Moreover, the ruling also suggests VW could seek damages for breach of contract. Still, this failed 2009 partnership has been a major distraction almost since it was agreed, and the prospect of a resolution is good news for Suzuki investors.

Retiring almost a fifth of Suzuki's shares should boost earnings per shares by nearly 25 per cent, less whatever derisory interest the company currently earns on that cash.

It would also be a neat way to streamline a balance sheet puffed up with roughly 1 trillion yen ($8.3 billion) of cash.

Helped by what remains of that cash, the company could also lift shareholder rewards. Parsimony makes sense when you are trying to turf someone off your shareholder register.
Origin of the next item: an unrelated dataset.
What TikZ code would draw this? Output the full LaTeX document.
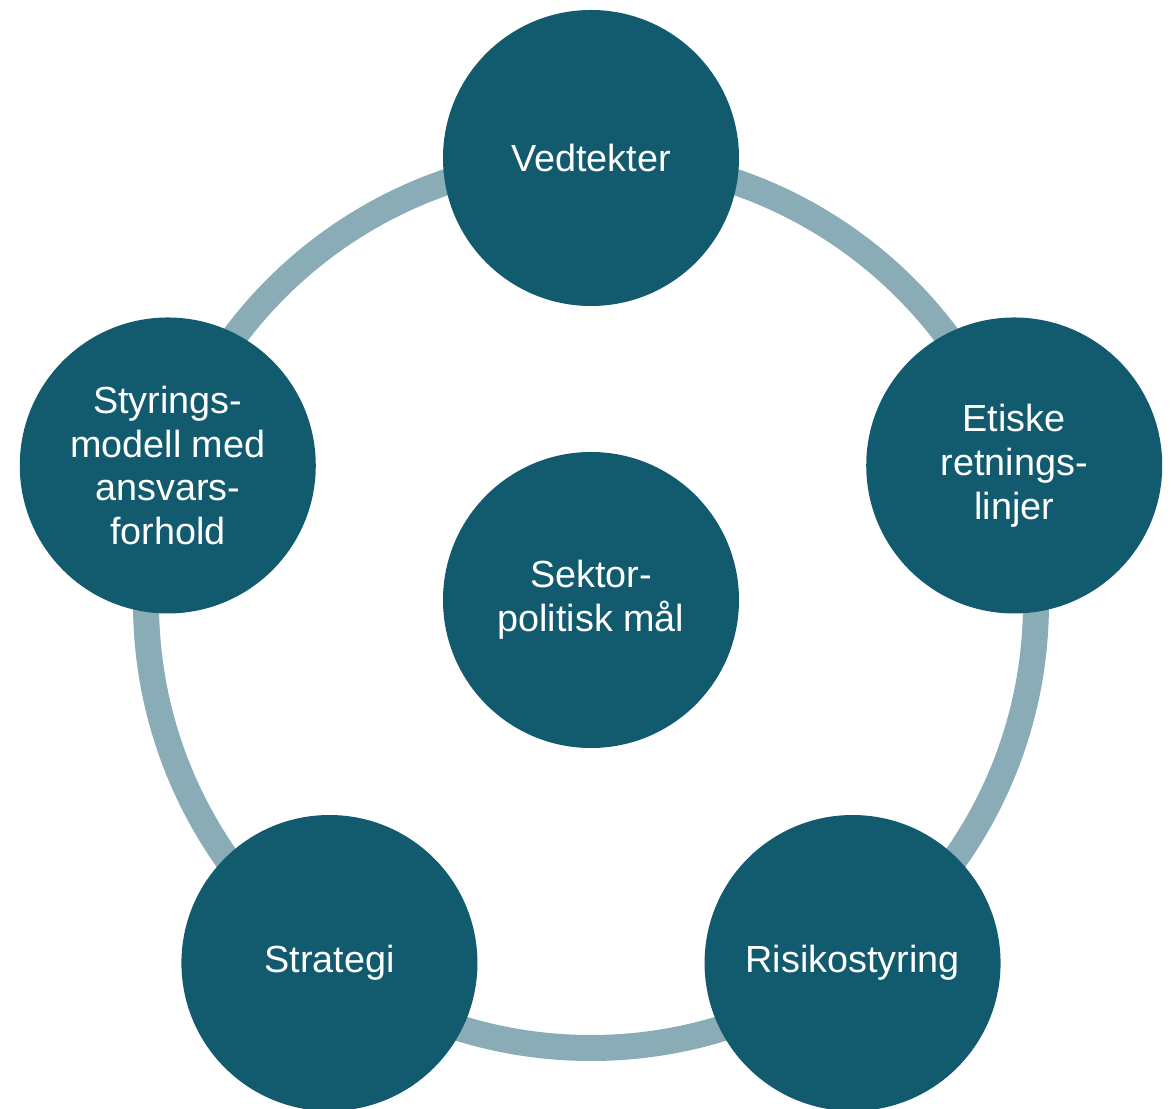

But a payout ratio of 15 per cent looks miserly set against, says Honda, which aims to return 30 per cent of earnings to shareholders through dividends and buybacks.

Cynics might say Suzuki will have more incentive to turn in a better financial performance, full stop.

All this will be welcomed by Suzuki's admirers at Balyasny and Third Point. The US hedge funds reckon Suzuki is undervalued, thanks in part to the commanding position which listed unit Maruti Suzuki enjoys in India's booming market.

A decade ago the subsidiary, of which Suzuki owns 56 per cent, was worth barely a third as much as its parent; today both have equal market value.

Well, maybe. Many sell-side analysts think Indian growth is already reflected in Suzuki's share price, and offset by less impressive bits of the empire, like money-losing motorcycles. Besides, if activists are hoping to browbeat Suzuki into changing course, the VW episode shows it is no pushover.

Japan's Suzuki Motor said on August 30, it would buy back the 19.9 per cent stake it sold to Volkswagen after an international arbitration court ordered the German automaker to sell its holding.

The planned partnership soured with Japanese automaker accusing VW of seeking to control it and filing for arbitration in November 2011. VW's stake, acquired in January 2010 for 1.7 billion euros ($1.9 billion), was worth $3.8 billion at Aug. 28's closing price.

Both companies said they welcomed the clarity offered by the ruling from the International Court of Arbitration of the International Chamber of Commerce, which partially upheld the German company's counterclaims of breach of contract.

Suzuki shares reversed initial gains to fall 1.28 per cent by 1300 Tokyo time on August 31, at 4,098.5 yen a share. The Nikkei 225 index was down 1.83 per cent.

US activist fund Third Point disclosed in a recent investor letter that it had taken a stake in Suzuki. The letter, dated July 31, said Suzuki was undervalued and the spat with VW had "apparently paralyzed the company, leaving it unable or unwilling to fix its inefficient balance sheet".

Third Point Chief Executive Dan Loeb, has agitated for change at other Japanese companies including Sony and Fanuc.

Avinash Abraham of Balyasny Asset Management highlighted Suzuki at Sohn Hong Kong, a hedge-fund industry charity event, on June 3. Abraham said the group was undervalued and offered a way to bet on Indian growth, while a resolution of the VW dispute appeared imminent.